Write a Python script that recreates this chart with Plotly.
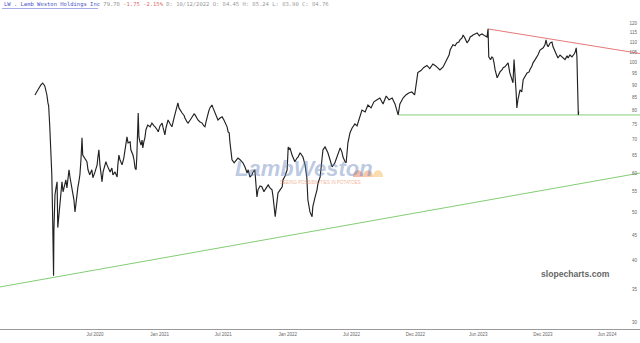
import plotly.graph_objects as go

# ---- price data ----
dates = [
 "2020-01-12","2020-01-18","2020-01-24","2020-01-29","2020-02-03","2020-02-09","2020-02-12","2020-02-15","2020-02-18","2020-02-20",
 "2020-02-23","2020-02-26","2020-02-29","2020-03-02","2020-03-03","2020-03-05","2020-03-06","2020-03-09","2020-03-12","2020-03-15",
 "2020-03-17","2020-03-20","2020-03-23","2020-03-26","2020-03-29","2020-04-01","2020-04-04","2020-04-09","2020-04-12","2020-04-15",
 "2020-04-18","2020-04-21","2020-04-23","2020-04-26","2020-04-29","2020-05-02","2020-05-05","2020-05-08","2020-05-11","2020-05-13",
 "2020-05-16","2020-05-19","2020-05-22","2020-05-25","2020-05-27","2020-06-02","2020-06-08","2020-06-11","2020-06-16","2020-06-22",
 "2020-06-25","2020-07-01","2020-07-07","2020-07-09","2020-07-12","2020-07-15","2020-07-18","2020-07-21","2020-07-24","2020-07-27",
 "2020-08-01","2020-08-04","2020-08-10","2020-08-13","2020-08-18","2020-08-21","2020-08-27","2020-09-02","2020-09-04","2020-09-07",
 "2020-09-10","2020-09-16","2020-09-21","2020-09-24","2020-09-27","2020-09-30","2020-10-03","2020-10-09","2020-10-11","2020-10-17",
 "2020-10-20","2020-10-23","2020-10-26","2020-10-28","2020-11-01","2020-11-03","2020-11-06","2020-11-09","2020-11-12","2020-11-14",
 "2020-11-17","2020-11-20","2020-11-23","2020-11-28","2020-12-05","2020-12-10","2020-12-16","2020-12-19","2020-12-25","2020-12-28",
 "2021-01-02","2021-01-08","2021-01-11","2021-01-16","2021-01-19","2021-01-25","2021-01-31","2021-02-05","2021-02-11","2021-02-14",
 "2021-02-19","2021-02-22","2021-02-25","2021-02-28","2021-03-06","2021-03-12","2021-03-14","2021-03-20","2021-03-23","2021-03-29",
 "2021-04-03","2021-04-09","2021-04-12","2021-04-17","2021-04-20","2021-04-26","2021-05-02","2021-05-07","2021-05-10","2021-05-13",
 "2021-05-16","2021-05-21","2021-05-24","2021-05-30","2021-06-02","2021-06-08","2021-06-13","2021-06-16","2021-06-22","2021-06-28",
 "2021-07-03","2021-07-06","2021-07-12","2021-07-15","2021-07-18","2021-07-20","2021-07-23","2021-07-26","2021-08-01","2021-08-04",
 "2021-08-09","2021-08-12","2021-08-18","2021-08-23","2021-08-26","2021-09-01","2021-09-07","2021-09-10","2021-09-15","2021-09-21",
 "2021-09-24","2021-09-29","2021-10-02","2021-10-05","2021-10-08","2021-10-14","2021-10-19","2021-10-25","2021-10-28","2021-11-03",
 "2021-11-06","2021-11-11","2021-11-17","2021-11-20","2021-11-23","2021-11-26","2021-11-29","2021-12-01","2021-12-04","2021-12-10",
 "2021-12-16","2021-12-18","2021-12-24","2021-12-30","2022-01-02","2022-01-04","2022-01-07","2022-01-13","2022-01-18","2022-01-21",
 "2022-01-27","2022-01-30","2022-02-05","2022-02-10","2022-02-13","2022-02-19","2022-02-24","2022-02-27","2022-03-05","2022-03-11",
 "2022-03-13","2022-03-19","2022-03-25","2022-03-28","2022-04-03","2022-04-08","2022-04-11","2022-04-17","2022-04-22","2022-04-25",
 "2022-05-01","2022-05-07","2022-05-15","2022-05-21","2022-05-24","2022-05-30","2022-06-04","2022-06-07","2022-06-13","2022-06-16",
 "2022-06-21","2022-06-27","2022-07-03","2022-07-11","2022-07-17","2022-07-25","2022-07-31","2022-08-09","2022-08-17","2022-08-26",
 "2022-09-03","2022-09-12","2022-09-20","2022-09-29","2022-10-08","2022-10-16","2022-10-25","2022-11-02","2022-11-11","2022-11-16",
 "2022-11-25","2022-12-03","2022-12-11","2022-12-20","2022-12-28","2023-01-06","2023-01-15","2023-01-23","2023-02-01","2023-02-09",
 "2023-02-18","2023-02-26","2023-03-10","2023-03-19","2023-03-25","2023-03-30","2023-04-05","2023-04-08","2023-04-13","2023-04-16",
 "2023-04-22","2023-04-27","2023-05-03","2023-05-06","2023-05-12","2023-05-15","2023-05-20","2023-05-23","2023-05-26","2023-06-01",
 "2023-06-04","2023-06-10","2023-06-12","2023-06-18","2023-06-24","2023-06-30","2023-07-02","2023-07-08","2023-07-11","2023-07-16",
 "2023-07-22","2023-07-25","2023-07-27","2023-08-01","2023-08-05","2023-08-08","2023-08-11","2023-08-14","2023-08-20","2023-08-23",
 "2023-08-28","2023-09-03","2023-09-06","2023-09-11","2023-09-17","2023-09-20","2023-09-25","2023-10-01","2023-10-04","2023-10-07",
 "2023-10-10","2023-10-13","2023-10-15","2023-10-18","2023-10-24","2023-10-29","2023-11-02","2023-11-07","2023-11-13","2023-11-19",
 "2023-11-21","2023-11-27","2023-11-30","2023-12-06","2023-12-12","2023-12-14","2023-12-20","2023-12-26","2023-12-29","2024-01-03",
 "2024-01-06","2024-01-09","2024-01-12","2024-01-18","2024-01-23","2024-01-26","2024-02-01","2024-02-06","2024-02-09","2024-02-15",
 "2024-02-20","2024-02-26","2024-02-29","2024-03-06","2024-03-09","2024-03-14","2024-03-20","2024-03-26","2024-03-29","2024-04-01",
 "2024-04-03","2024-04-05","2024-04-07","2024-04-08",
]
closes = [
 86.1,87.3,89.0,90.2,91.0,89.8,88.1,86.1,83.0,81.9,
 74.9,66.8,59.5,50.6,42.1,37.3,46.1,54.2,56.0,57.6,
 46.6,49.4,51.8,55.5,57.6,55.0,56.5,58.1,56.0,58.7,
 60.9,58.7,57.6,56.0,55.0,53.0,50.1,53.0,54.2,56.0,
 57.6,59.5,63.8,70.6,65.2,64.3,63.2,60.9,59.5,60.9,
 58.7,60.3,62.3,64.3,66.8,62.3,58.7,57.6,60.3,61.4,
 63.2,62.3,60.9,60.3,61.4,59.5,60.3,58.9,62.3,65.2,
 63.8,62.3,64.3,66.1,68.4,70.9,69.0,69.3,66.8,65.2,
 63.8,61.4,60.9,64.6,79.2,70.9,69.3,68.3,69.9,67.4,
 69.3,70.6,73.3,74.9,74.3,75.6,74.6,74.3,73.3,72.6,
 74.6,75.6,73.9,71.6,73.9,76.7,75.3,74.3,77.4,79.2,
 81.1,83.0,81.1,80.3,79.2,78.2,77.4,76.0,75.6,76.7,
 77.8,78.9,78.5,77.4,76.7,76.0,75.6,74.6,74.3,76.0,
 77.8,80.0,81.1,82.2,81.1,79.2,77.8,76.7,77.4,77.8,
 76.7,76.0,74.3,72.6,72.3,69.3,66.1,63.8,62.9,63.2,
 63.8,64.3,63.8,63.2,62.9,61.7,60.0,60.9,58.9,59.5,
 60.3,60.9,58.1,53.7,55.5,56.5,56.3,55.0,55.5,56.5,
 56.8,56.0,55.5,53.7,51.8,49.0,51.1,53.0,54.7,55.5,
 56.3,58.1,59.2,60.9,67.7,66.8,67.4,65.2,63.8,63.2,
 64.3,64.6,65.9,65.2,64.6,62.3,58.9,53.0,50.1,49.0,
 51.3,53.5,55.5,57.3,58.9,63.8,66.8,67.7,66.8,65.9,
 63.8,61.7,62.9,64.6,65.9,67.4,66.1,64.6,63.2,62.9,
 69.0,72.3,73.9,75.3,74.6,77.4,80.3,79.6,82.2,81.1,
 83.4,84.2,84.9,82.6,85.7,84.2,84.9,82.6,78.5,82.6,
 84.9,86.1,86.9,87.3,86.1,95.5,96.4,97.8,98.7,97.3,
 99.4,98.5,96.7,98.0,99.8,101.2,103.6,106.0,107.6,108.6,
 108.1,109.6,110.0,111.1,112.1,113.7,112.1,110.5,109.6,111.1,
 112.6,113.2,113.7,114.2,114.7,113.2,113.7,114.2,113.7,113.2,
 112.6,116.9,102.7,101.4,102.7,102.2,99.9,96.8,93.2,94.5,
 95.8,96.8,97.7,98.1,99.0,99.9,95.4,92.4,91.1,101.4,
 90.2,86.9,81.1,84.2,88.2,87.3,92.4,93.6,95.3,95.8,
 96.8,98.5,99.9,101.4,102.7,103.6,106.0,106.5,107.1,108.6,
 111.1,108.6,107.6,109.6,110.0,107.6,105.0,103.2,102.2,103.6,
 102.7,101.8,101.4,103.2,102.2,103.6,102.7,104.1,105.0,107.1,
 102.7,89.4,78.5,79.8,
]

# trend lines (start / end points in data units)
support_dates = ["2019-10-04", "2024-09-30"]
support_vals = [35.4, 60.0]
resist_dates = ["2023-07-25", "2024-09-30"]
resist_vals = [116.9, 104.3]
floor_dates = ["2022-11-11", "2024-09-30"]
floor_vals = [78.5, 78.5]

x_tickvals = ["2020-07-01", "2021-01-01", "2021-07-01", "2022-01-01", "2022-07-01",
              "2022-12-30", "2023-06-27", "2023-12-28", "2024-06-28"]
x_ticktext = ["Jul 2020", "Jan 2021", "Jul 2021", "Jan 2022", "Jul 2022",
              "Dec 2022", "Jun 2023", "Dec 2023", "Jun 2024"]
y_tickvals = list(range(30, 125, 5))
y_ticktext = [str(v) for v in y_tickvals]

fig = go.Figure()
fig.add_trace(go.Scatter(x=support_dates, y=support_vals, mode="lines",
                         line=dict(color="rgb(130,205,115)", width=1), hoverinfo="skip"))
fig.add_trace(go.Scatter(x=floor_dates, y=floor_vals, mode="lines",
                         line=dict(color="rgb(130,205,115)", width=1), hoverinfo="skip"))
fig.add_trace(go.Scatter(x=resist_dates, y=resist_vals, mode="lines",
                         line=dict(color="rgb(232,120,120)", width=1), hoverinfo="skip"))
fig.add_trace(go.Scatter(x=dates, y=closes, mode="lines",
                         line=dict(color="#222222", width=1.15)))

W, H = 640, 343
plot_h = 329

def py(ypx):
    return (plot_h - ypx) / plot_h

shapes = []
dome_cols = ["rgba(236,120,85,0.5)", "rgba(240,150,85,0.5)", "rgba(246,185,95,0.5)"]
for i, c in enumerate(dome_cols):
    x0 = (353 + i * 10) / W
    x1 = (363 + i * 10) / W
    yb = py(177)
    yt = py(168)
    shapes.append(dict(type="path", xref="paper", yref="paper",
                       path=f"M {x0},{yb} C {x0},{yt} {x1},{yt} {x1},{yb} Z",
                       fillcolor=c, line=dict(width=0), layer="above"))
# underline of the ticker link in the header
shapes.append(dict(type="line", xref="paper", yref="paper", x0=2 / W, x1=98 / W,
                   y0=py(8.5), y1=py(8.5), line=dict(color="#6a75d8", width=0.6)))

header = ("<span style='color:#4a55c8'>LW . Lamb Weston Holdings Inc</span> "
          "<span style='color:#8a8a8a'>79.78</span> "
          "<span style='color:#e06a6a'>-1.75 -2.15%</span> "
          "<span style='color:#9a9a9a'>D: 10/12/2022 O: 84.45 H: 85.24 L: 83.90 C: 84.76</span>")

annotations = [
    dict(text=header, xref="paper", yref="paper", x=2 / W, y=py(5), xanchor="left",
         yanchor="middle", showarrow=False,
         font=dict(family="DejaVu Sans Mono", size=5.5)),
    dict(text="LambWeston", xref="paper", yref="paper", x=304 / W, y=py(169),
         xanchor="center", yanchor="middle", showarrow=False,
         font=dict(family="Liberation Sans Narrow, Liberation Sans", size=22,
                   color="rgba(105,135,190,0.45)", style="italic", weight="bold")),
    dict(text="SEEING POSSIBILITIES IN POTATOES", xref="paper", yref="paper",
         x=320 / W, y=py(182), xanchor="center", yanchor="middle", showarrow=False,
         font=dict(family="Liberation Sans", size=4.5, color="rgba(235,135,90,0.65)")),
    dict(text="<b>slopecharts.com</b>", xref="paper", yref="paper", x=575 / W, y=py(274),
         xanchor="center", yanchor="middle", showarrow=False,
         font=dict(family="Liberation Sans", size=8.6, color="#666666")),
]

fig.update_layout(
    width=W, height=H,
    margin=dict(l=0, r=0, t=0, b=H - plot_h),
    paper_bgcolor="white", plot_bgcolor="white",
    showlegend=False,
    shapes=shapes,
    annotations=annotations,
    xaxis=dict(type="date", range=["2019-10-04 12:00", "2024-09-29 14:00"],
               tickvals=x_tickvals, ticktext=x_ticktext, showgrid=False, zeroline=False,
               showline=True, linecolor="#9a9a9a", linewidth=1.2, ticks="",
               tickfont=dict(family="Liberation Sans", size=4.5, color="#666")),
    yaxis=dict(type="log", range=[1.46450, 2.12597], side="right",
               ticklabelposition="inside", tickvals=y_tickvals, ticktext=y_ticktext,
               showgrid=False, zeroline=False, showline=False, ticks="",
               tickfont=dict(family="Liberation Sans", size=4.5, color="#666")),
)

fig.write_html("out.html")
+===+
What you have to do: Leave out the pictures and repeat the lines from the start of the material through the line with "import plotly.graph_objects as go", inclusive.

Output for this task:
Write a Python script that recreates this chart with Plotly.
import plotly.graph_objects as go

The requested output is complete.